For each line of the data below that holds "this", copy the line.

*** Provided information

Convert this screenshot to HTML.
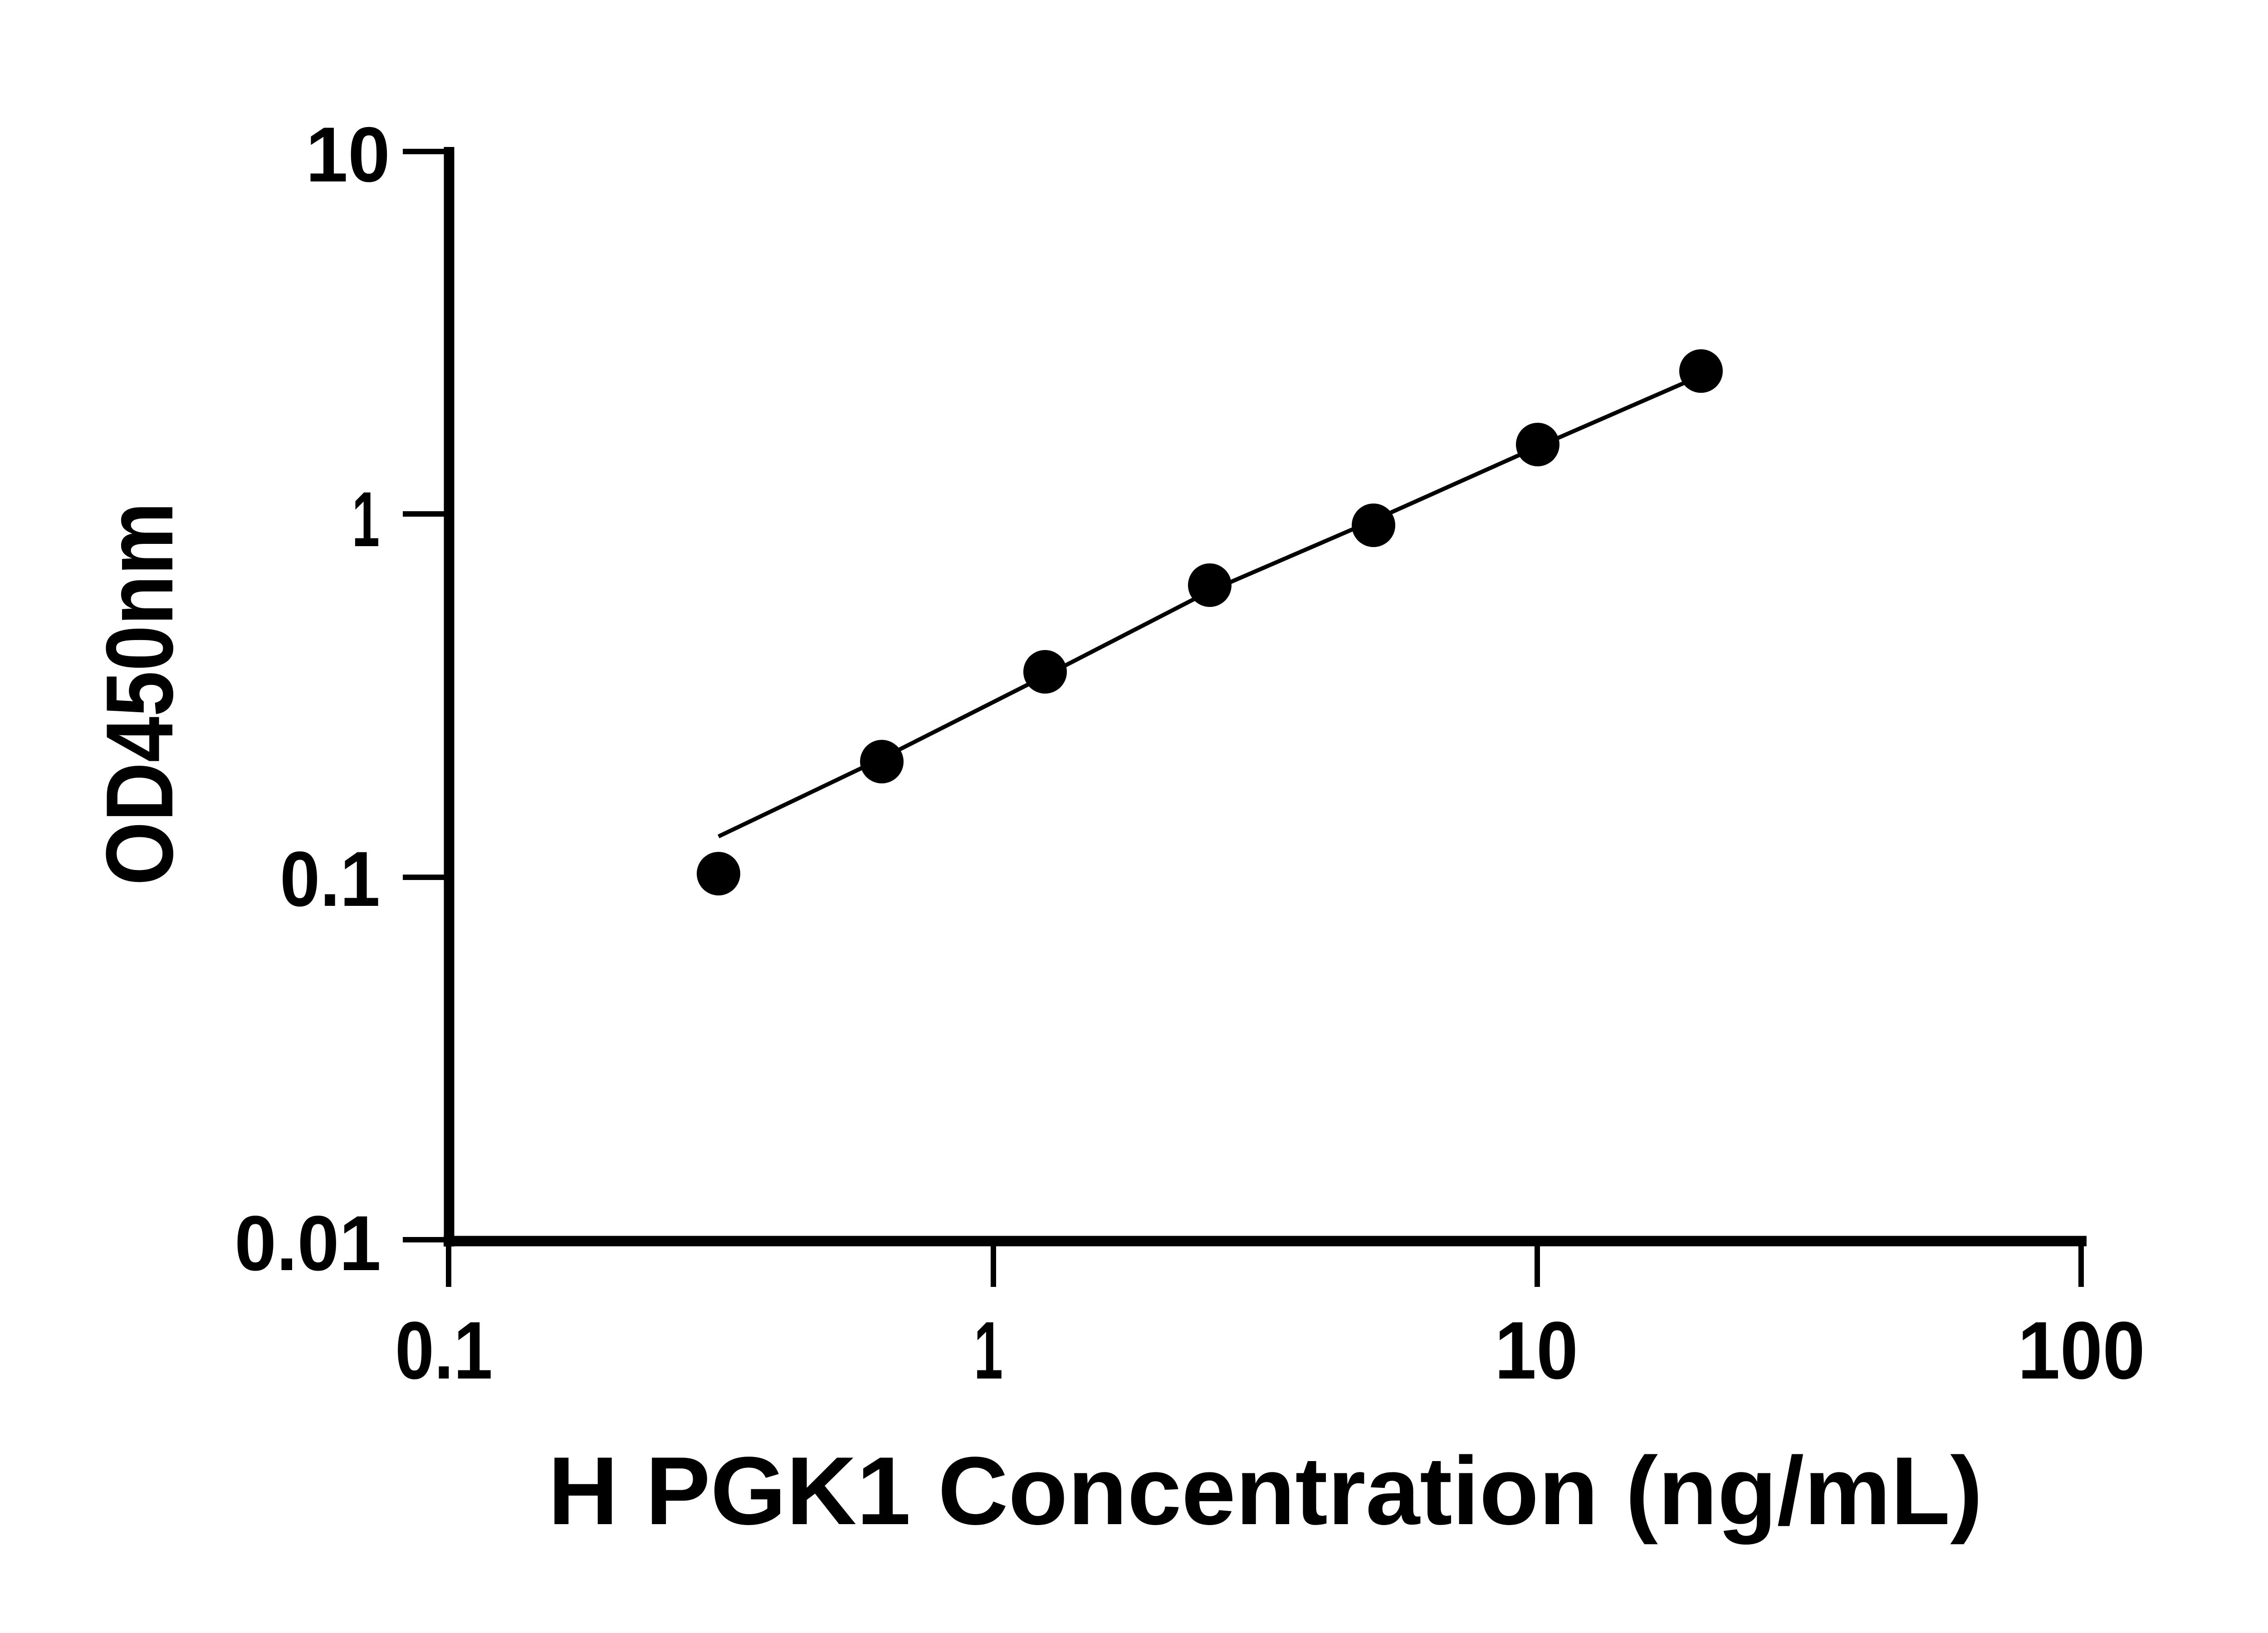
<!DOCTYPE html>
<html><head><style>html,body{margin:0;padding:0;background:#fff}svg{display:block}</style></head>
<body>
<svg width="5142" height="3600" viewBox="0 0 5142 3600" xmlns="http://www.w3.org/2000/svg" font-family="Liberation Sans, sans-serif" font-weight="bold" fill="#000">
<rect width="5142" height="3600" fill="#fff"/>
<!-- axes -->
<line x1="990" y1="324" x2="990" y2="2748" stroke="#000" stroke-width="23"/>
<line x1="978" y1="2736" x2="4600" y2="2736" stroke="#000" stroke-width="23"/>
<!-- y ticks -->
<g stroke="#000" stroke-width="12">
<line x1="888" y1="334" x2="990" y2="334"/>
<line x1="888" y1="1133" x2="990" y2="1133"/>
<line x1="888" y1="1934" x2="990" y2="1934"/>
<line x1="888" y1="2733" x2="990" y2="2733"/>
<line x1="989" y1="2736" x2="989" y2="2837"/>
<line x1="2190" y1="2736" x2="2190" y2="2837"/>
<line x1="3389" y1="2736" x2="3389" y2="2837"/>
<line x1="4588" y1="2736" x2="4588" y2="2837"/>
</g>
<!-- y tick labels -->
<g font-size="172">
<text x="674" y="400" textLength="186" lengthAdjust="spacingAndGlyphs">10</text>
<text x="776" y="1204" textLength="61" lengthAdjust="spacingAndGlyphs">1</text>
<text x="617" y="1997" textLength="221" lengthAdjust="spacingAndGlyphs">0.1</text>
<text x="517" y="2800" textLength="323" lengthAdjust="spacingAndGlyphs">0.01</text>
</g>
<!-- x tick labels -->
<g font-size="180">
<text x="871" y="3039" textLength="215" lengthAdjust="spacingAndGlyphs">0.1</text>
<text x="2147" y="3039" textLength="64" lengthAdjust="spacingAndGlyphs">1</text>
<text x="3295" y="3039" textLength="184" lengthAdjust="spacingAndGlyphs">10</text>
<text x="4448" y="3039" textLength="281" lengthAdjust="spacingAndGlyphs">100</text>
</g>
<!-- titles -->
<text x="1208" y="3360" font-size="213" textLength="3163" lengthAdjust="spacingAndGlyphs">H PGK1 Concentration (ng/mL)</text>
<text transform="translate(380,1952) rotate(-90)" x="0" y="0" font-size="210" textLength="845" lengthAdjust="spacingAndGlyphs">OD450nm</text>
<!-- fit line -->
<polyline points="1584,1844 1944,1672 2304,1490 2667,1303 3028,1147 3390,985 3750,828" fill="none" stroke="#000" stroke-width="9"/>
<!-- points -->
<g>
<circle cx="1584" cy="1926" r="48"/>
<circle cx="1944" cy="1679" r="48"/>
<circle cx="2304" cy="1481" r="48"/>
<circle cx="2667" cy="1290" r="48"/>
<circle cx="3028" cy="1158" r="48"/>
<circle cx="3390" cy="980" r="48"/>
<circle cx="3750" cy="818" r="48"/>
</g>
</svg>
</body></html>
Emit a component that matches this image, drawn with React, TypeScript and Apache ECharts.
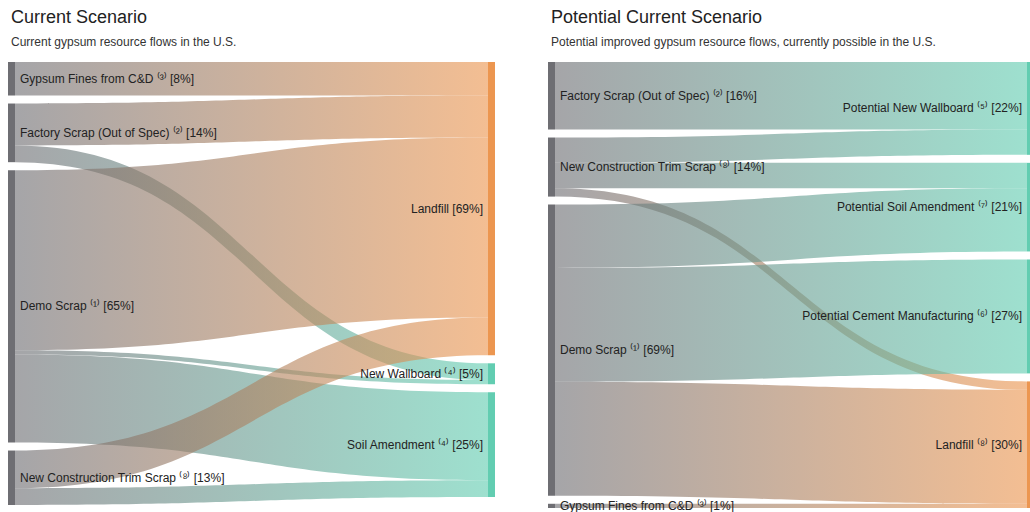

******

▸ Finished answer
Convert this screenshot to HTML.
Emit a component that matches this image, drawn with React, TypeScript and Apache ECharts.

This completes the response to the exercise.